Воробьевы горы

Jun 16, 2008 01:08


Старый московский быт.

Воробьевы горы.

Сегодня, вынужденно прервав пытку не фокусирующихся глаз компьютерным экраном, брела по припеку Берсеневской набережной к Стрелке, 

месту, где разделили на два рукава воды Москвы-реки (все время хочется сказать, как сказали бы у нас в моем детстве: «Москвá-реки»). Это самое широкое место реки, любимый мною простор воды, такой редкий для Москвы, с Крымским мостом вдалеке. Оно искалечено теперь монстроидальным Церетелевским памятником Петру. Извечная гигантомания, безвкусица, но сначала меня еще занимало, ну почему Петр I - именно здесь, почему?  Единственное место, к которому он еще мог бы иметь отношение - Серебрянка в Измайлове, где у него-подростка был потешный флот.

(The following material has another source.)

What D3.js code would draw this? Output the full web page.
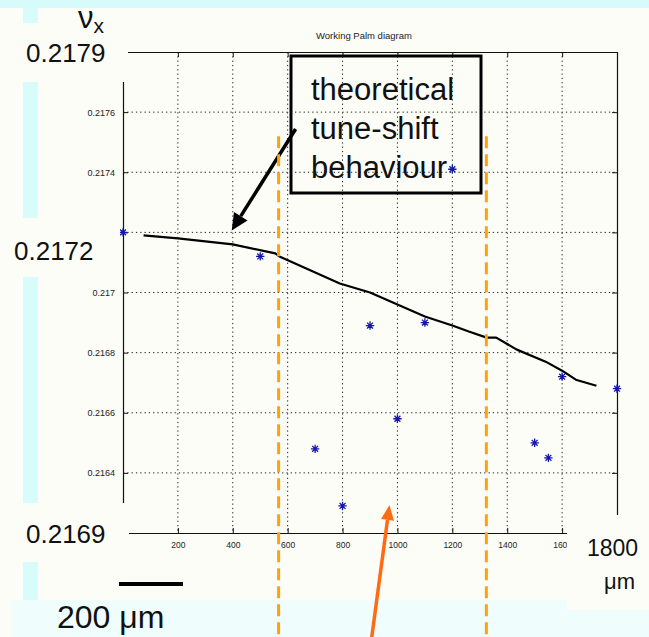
<!DOCTYPE html>
<html>
<head>
<meta charset="utf-8">
<script src="https://cdn.jsdelivr.net/npm/d3@7"></script>
<style>
  html, body { margin: 0; padding: 0; background: #fdfdf8; }
  svg { display: block; }
</style>
</head>
<body>
<div id="chart"></div>
<script>
// Measured horizontal tune versus position (µm)
const measX = [0, 500, 700, 800, 900, 1000, 1100, 1200, 1500, 1550, 1600, 1800];
const measTune = [0.2172, 0.21712, 0.21648, 0.21629, 0.21689, 0.21658, 0.2169, 0.21741, 0.2165, 0.21645, 0.21672, 0.21668];

// Theoretical tune-shift curve
const theoX = [75, 200, 400, 555, 570, 790, 900, 1000, 1100, 1200, 1260, 1325, 1360, 1435, 1540, 1600, 1650, 1725];
const theoTune = [0.21719, 0.21718, 0.21716, 0.21713, 0.21712, 0.21703, 0.217, 0.21696, 0.21692, 0.21689, 0.21687, 0.21685, 0.21685, 0.21681, 0.21677, 0.21674, 0.21671, 0.21669];

// Axis ticks (labels left empty where the large slide labels sit on top)
const xTicks = [200, 400, 600, 800, 1000, 1200, 1400, 1600, 1800];
const xTickLabels = ["200", "400", "600", "800", "1000", "1200", "1400", "1600", ""];
const yTicks = [0.2162, 0.2164, 0.2166, 0.2168, 0.217, 0.2172, 0.2174, 0.2176, 0.2178];
const yTickLabels = ["", "0.2164", "0.2166", "0.2168", "0.217", "", "0.2174", "0.2176", ""];

// Annotation anchors, in data units
const gateX = [567, 1324];               // orange dashed window edges
const gateTopTune = 0.21752;
const theoArrow = { x1: 629, t1: 0.217544, x2: 396, t2: 0.217206 };
const measArrow = { x2: 971, t2: 0.216293, x1: 905 };

const W = 649, H = 637;
const svg = d3.select("#chart").append("svg").attr("width", W).attr("height", H);
const bg = "#fdfdf8";

svg.append("rect").attr("width", W).attr("height", H).attr("fill", bg);
// slide decorations
svg.append("rect").attr("x", 0).attr("y", 0).attr("width", W).attr("height", 8).attr("fill", "#d7fafa");
svg.append("rect").attr("x", 23).attr("y", 8).attr("width", 15).attr("height", 592).attr("fill", "#d8fbfb");
svg.append("rect").attr("x", 11).attr("y", 600).attr("width", W - 11).attr("height", H - 600).attr("fill", "#effdfd");

const x = d3.scaleLinear().domain([0, 1800]).range([123, 617]);
const y = d3.scaleLinear().domain([0.2162, 0.2178]).range([533, 52]);

const plot = svg.append("g");

// dotted grid
const gridDash = "1.3,3";
plot.append("g").selectAll("line").data(xTicks.filter(d => d < 1800)).join("line")
  .attr("x1", d => x(d)).attr("x2", d => x(d))
  .attr("y1", y.range()[1]).attr("y2", y.range()[0])
  .attr("stroke", "#222").attr("stroke-width", 1).attr("stroke-dasharray", gridDash);
plot.append("g").selectAll("line").data(yTicks.filter(d => d > 0.21621 && d < 0.21779)).join("line")
  .attr("x1", x.range()[0]).attr("x2", x.range()[1])
  .attr("y1", d => y(d)).attr("y2", d => y(d))
  .attr("stroke", "#222").attr("stroke-width", 1).attr("stroke-dasharray", gridDash);

// axes with inward ticks
const tickFont = "'Liberation Sans', Arial, sans-serif";
const axB = plot.append("g").attr("transform", `translate(0,${y.range()[0]})`)
  .call(d3.axisBottom(x).tickValues(xTicks).tickSizeInner(-5).tickSizeOuter(0)
    .tickFormat((d, i) => xTickLabels[i]).tickPadding(9));
const axT = plot.append("g").attr("transform", `translate(0,${y.range()[1]})`)
  .call(d3.axisTop(x).tickValues(xTicks).tickSizeInner(-5).tickSizeOuter(0).tickFormat(""));
const axL = plot.append("g").attr("transform", `translate(${x.range()[0]},0)`)
  .call(d3.axisLeft(y).tickValues(yTicks).tickSizeInner(-5).tickSizeOuter(0)
    .tickFormat((d, i) => yTickLabels[i]).tickPadding(8));
const axR = plot.append("g").attr("transform", `translate(${x.range()[1]},0)`)
  .call(d3.axisRight(y).tickValues(yTicks).tickSizeInner(-5).tickSizeOuter(0).tickFormat(""));
[axB, axT, axL, axR].forEach(a => {
  a.select(".domain").attr("stroke", "#111").attr("stroke-width", 1.2);
  a.selectAll(".tick line").attr("stroke", "#111");
  a.selectAll("text").attr("fill", "#222").attr("font-family", tickFont);
});
axB.selectAll("text").attr("font-size", 8.5);
axL.selectAll("text").attr("font-size", 9);

// title
plot.append("text").attr("x", 364).attr("y", 39)
  .attr("text-anchor", "middle").attr("font-family", tickFont).attr("font-size", 9.5)
  .attr("fill", "#222").text("Working Palm diagram");

// theoretical curve
plot.append("path")
  .datum(theoX.map((d, i) => [d, theoTune[i]]))
  .attr("fill", "none").attr("stroke", "#000").attr("stroke-width", 2.2)
  .attr("stroke-linejoin", "round")
  .attr("d", d3.line().x(d => x(d[0])).y(d => y(d[1])));

// measured points as asterisks
const r = 4.2, a = r * 0.7;
const star = `M${-r},0L${r},0M0,${-r}L0,${r}M${-a},${-a}L${a},${a}M${-a},${a}L${a},${-a}`;
plot.append("g").selectAll("path").data(measX.map((d, i) => [d, measTune[i]])).join("path")
  .attr("transform", d => `translate(${x(d[0])},${y(d[1])})`)
  .attr("d", star).attr("fill", "none").attr("stroke", "#1515b0").attr("stroke-width", 1.3);

// covering panels for the large overlay labels
const panels = [[0, 23, 128, 59], [0, 218, 120, 59], [0, 503, 129, 59], [567, 515, 82, 95]];
svg.append("g").selectAll("rect").data(panels).join("rect")
  .attr("x", d => d[0]).attr("y", d => d[1]).attr("width", d => d[2]).attr("height", d => d[3])
  .attr("fill", bg);

const bigFont = "'Liberation Sans', Arial, sans-serif";
const big = svg.append("g").attr("font-family", bigFont).attr("fill", "#111");
const nu = big.append("text").attr("x", 78).attr("y", 28).attr("font-size", 31);
nu.append("tspan").text("ν");
nu.append("tspan").attr("font-size", 21).attr("dy", 5).text("x");
big.append("text").attr("x", 26).attr("y", 62).attr("font-size", 26).text("0.2179");
big.append("text").attr("x", 14).attr("y", 260).attr("font-size", 26).text("0.2172");
big.append("text").attr("x", 26).attr("y", 543).attr("font-size", 26).text("0.2169");
big.append("text").attr("x", 587).attr("y", 556).attr("font-size", 23).text("1800");
big.append("text").attr("x", 604).attr("y", 589).attr("font-size", 22).text("μm");
big.append("text").attr("x", 57).attr("y", 628).attr("font-size", 32).text("200 μm");
// scale bar
svg.append("rect").attr("x", 119).attr("y", 582).attr("width", 64).attr("height", 4).attr("fill", "#000");

// annotation box
svg.append("rect").attr("x", 291).attr("y", 56).attr("width", 190).attr("height", 137)
  .attr("fill", "none").attr("stroke", "#000").attr("stroke-width", 3);
const boxText = svg.append("text").attr("font-family", "'Liberation Sans', Arial, sans-serif")
  .attr("font-size", 31).attr("fill", "#111");
["theoretical", "tune-shift", "behaviour"].forEach((t, i) => {
  boxText.append("tspan").attr("x", 311).attr("y", 100 + i * 39).text(t);
});

// arrow helper
function arrow(g, x1, y1, x2, y2, color, w, headLen, headHalf) {
  const ang = Math.atan2(y2 - y1, x2 - x1);
  const bx = x2 - headLen * Math.cos(ang), by = y2 - headLen * Math.sin(ang);
  g.append("line").attr("x1", x1).attr("y1", y1).attr("x2", bx).attr("y2", by)
    .attr("stroke", color).attr("stroke-width", w);
  const px = -Math.sin(ang) * headHalf, py = Math.cos(ang) * headHalf;
  g.append("path").attr("d", `M${x2},${y2}L${bx + px},${by + py}L${bx - px},${by - py}Z`).attr("fill", color);
}
const ann = svg.append("g");
arrow(ann, x(theoArrow.x1), y(theoArrow.t1), x(theoArrow.x2), y(theoArrow.t2), "#000", 3.5, 17, 8);

// orange dashed window edges
ann.selectAll("line.gate").data(gateX).join("line").attr("class", "gate")
  .attr("x1", d => x(d)).attr("x2", d => x(d))
  .attr("y1", y(gateTopTune)).attr("y2", H)
  .attr("stroke", "#ffa10f").attr("stroke-width", 3).attr("stroke-dasharray", "12,6");

arrow(ann, x(measArrow.x1), H + 3, x(measArrow.x2), y(measArrow.t2), "#ff6a12", 3.5, 15, 6.5);
</script>
</body>
</html>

Но это к слову пришлось, а вспомнилось мне, как в детстве, когда наступала жара, а мои старшие братья еще должны были сдавать школьные экзамены (тогда переводные экзамены были в каждом классе), мама возила меня, а часто - с кем-то еще из детей нашего дома - на речном трамвайчике гулять на Воробьевы горы. На пароходиках, которые так называли, было две палубы - нижняя и верхняя, делящиеся лестницами вниз на переднюю и кормовую части, а посередине был буфет - небольшая будочка, где продавали газировку в стеклянных пол-литровых бутылках и булочки и выдавались граненые стаканы. Над буфетом возвышалась капитанская рубка, и там торжественно восседал в белом кителе и белой фуражке с черным козырьком капитан. Внизу, где пароходик пришвартовывался, обычно толклись пара юнг, загорелые мальчишки в матросках и тельняшках (позже один из моих одноклассников летом тоже так подрабатывал).

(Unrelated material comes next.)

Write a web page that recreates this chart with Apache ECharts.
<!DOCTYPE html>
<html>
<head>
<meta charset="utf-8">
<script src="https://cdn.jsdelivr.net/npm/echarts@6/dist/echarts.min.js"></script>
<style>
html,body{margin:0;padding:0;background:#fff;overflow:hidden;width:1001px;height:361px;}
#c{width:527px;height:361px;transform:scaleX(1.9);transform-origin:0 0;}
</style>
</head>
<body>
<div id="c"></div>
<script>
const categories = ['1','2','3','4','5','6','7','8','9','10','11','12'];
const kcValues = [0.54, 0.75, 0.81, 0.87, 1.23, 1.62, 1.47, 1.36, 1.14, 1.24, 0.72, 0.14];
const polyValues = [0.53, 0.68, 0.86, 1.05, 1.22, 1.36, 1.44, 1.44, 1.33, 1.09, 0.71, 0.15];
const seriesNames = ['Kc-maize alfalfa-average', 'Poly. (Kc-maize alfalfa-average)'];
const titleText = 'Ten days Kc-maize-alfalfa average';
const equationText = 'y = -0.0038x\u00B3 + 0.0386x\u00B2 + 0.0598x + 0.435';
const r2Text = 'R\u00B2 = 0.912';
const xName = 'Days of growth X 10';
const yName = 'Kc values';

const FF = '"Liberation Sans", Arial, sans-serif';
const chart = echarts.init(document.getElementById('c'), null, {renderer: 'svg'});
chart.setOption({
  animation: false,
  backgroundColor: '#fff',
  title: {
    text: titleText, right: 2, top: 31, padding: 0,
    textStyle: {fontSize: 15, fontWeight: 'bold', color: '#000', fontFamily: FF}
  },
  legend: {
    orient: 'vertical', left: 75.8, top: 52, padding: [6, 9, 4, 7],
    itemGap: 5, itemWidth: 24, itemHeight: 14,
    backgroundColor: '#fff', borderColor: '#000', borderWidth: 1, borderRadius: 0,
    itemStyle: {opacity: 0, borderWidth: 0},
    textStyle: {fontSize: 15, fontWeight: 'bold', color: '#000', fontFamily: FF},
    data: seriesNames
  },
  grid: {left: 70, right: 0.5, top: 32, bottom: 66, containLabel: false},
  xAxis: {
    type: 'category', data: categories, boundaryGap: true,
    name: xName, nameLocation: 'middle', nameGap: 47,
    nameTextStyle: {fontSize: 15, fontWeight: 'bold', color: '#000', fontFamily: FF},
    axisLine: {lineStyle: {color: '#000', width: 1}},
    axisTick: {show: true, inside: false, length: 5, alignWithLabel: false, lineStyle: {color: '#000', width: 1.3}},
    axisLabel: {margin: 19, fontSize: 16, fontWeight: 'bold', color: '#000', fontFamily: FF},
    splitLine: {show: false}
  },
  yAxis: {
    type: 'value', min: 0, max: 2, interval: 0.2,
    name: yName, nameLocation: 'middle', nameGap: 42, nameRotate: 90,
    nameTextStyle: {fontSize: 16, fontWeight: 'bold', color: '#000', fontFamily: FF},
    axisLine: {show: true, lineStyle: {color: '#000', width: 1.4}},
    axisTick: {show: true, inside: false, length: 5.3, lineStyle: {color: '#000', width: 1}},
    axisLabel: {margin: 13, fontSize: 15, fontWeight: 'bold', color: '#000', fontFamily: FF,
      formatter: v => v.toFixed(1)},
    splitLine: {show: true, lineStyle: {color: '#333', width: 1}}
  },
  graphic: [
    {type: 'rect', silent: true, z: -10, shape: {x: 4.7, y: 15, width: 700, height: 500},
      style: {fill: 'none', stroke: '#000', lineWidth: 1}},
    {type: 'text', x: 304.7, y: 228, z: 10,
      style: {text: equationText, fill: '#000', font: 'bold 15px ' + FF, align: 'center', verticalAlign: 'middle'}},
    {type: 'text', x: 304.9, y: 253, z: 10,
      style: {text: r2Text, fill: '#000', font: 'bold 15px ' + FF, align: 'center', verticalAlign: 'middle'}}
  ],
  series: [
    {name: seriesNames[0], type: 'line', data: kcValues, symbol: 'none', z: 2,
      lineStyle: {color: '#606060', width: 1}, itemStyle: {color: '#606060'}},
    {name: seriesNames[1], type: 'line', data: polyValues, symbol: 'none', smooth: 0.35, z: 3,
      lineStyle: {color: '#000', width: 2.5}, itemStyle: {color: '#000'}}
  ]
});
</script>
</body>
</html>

Нижняя палуба была закрытой, и в окнах, как тогда и в обычных трамваях и троллейбусах, стекла поднимались снизу вверх. При этом можно было высунуться и коснуться рукой воды. А можно было выскочить на корму, за которой с не перекрикиваемым голосом шумом бурлила вода и был какой-то удивительный и чудесный запах моторного дыма.

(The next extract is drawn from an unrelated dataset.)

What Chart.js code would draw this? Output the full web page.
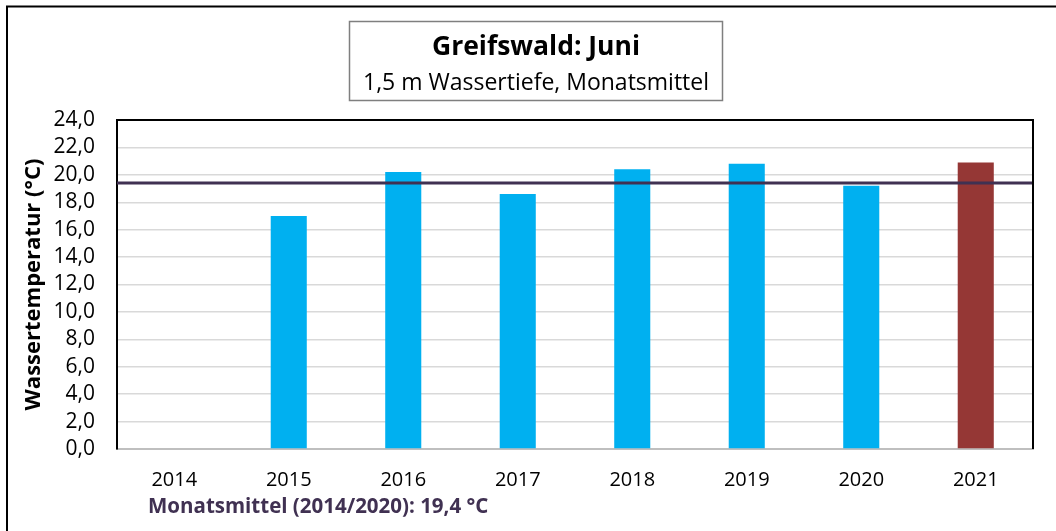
<!DOCTYPE html>
<html>
<head>
<meta charset="utf-8">
<title>Greifswald: Juni</title>
<script src="https://cdn.jsdelivr.net/npm/chart.js@4/dist/chart.umd.min.js"></script>
<style>
  html, body { margin: 0; padding: 0; background: #fff; }
  #wrap { width: 1056px; height: 531px; position: relative; }
</style>
</head>
<body>
<div id="wrap"><canvas id="chart" width="1056" height="531"></canvas></div>
<script>
const YEARS      = ['2014', '2015', '2016', '2017', '2018', '2019', '2020', '2021'];
const TEMPS      = [null, 17.0, 20.2, 18.6, 20.4, 20.8, 19.2, 20.9];
const BAR_COLORS = ['#00B0F0', '#00B0F0', '#00B0F0', '#00B0F0', '#00B0F0', '#00B0F0', '#00B0F0', '#953735'];
const MEAN_VALUE = 19.4;
const TITLE      = 'Greifswald: Juni';
const SUBTITLE   = '1,5 m Wassertiefe, Monatsmittel';
const MEAN_LABEL = 'Monatsmittel (2014/2020): 19,4 °C';

const FONT = "'Open Sans', 'Noto Sans', sans-serif";

// frame, title box, mean line and footer note
const decorPlugin = {
  id: 'decor',
  beforeDraw(chart) {
    const { ctx } = chart;
    ctx.save();
    ctx.strokeStyle = '#000';
    ctx.lineWidth = 2;
    ctx.beginPath();
    ctx.moveTo(7, 531);
    ctx.lineTo(7, 6.5);
    ctx.lineTo(1056, 6.5);
    ctx.stroke();

    ctx.strokeStyle = '#7f7f7f';
    ctx.lineWidth = 1.5;
    ctx.strokeRect(349.5, 21.5, 373, 79);
    ctx.fillStyle = '#000';
    ctx.textAlign = 'center';
    ctx.textBaseline = 'middle';
    ctx.font = `bold 26.5px ${FONT}`;
    ctx.fillText(TITLE, 536, 47);
    ctx.font = `23px ${FONT}`;
    ctx.fillText(SUBTITLE, 536, 83);
    ctx.restore();
  },
  afterDatasetsDraw(chart) {
    const { ctx, chartArea: a, scales: { y } } = chart;
    const yy = y.getPixelForValue(MEAN_VALUE);
    ctx.save();
    ctx.strokeStyle = '#403152';
    ctx.lineWidth = 3;
    ctx.beginPath();
    ctx.moveTo(a.left, yy);
    ctx.lineTo(a.right, yy);
    ctx.stroke();

    ctx.strokeStyle = '#000';
    ctx.lineWidth = 2;
    ctx.beginPath();
    ctx.moveTo(a.left, a.top);
    ctx.lineTo(a.right, a.top);
    ctx.lineTo(a.right, a.bottom);
    ctx.stroke();

    ctx.fillStyle = '#403152';
    ctx.font = `bold 20.5px ${FONT}`;
    ctx.textAlign = 'left';
    ctx.textBaseline = 'middle';
    ctx.fillText(MEAN_LABEL, 148, 507);
    ctx.restore();
  }
};

new Chart(document.getElementById('chart').getContext('2d'), {
  type: 'bar',
  data: {
    labels: YEARS,
    datasets: [{
      label: 'Wassertemperatur',
      data: TEMPS,
      backgroundColor: BAR_COLORS,
      borderWidth: 0,
      barPercentage: 0.315,
      categoryPercentage: 1.0,
    }]
  },
  options: {
    responsive: false,
    animation: false,
    layout: { padding: { left: 8, right: 23, top: 120, bottom: 0 } },
    plugins: {
      legend: { display: false },
      tooltip: { enabled: false },
    },
    scales: {
      x: {
        grid: { display: false, drawTicks: false },
        border: { color: '#BFBFBF', width: 2 },
        ticks: { color: '#000', padding: 19, font: { family: FONT, size: 20 } },
        afterFit: s => { s.height = 82; },
      },
      y: {
        min: 0,
        max: 24,
        ticks: {
          stepSize: 2,
          autoSkip: false,
          color: '#000',
          padding: 22,
          font: { family: FONT, size: 21, lineHeight: 1 },
          callback: v => v.toFixed(1).replace('.', ','),
        },
        grid: { color: '#D9D9D9', lineWidth: 1.5, drawTicks: false },
        border: { color: '#000', width: 2 },
        title: {
          display: true,
          text: 'Wassertemperatur (°C)',
          color: '#000',
          padding: { top: 13, bottom: 0 },
          font: { family: FONT, size: 22, weight: 'bold' },
        },
        afterFit: s => { s.width = 109; },
      }
    }
  },
  plugins: [decorPlugin]
});
</script>
</body>
</html>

И вот в этом тарахтящем задымленном рае мы, миновав «Парк культуры и отдыха им. Горького» (все москвичи, увы, привыкли к этому названию) подъезжали к пристани на Воробьевых горах. Никакого моста еще не было, метро тоже не было, не было ни трамплинов, ни каменной набережной. А был деревянный настил из некрашеных досок, серых от осеннее-зимних дождей и снега, накаленных солнцем и пахнувших старым сухим деревом. С трамвайчика на причал бросали толстенный (я в детстве просто немела от его толщины и запаха вара, которым он пропитан) канат с петлей («отдать концы!»), которую матросик на причале набрасывал на столб, и начиналась привычная игра: пароходик, чуть приглушив мотор, то приближался к деревянному настилу, глухо ударяя  об него бортом, то чуть-чуть отдалялся, а матросы должны были улучить момент, когда борт находится впритирку к причалу, и обмотать пароходным концом этого каната восьмеркой два толстых железных столба на краю палубы. Наблюдать за этим пароходным священнодействием было наслаждением. Потом открывались створки схода, ставился трап, который чуть-чуть покачивался, когда мы, наконец-то, сходили.

И попадали в зеленый и душистый мир, заросший папоротниками, лютиками и глухой крапивой. От пристани дорога - просто две проезжие колеи - вела в лес. Мы проходили мимо лодочной станции, где валялись в высокой траве днищами вверх всякие лодки, под навесом стояли весла, там всегда суетились какие-то подростки, стучали молотками, что-то красили, клепали.

Дальше начинался лес, где мы бродили по нескольку часов, не встречая практически никого, спускались к самой Москве-реке, вниз, к воде, по песчаным крутым обрывам на белые отмели, бегали по мелкой воде босиком - наслаждение не городское, песок фантастический, такой - только в Прибалтике: мельчайший, мягчайший, летел по ветру как пыль, и совершенно белый. Наверху, над обрывами, под горой, было множество ключей с абсолютно прозрачной водой, они ручейками, пробивавшими узкие расщелины в крутом береге, сбегали к реке. А кое-где - красноватые струйки железистой воды, там песок становился коричневато-красноватым.

В густых зарослях склона горы можно было неожиданно выйти на большую поляну, приспособленную мальчишками под футбольное поле.

Возвращались, прождав на причале минут пятнадцать, на таком или том же пароходике. И, сойдя на серую дощатую пристань у дома, по лестнице - на набережную и  вдруг - снова город, пропахшая горячим липким черным варом, залитым в изломы трещинок асфальта, набережная.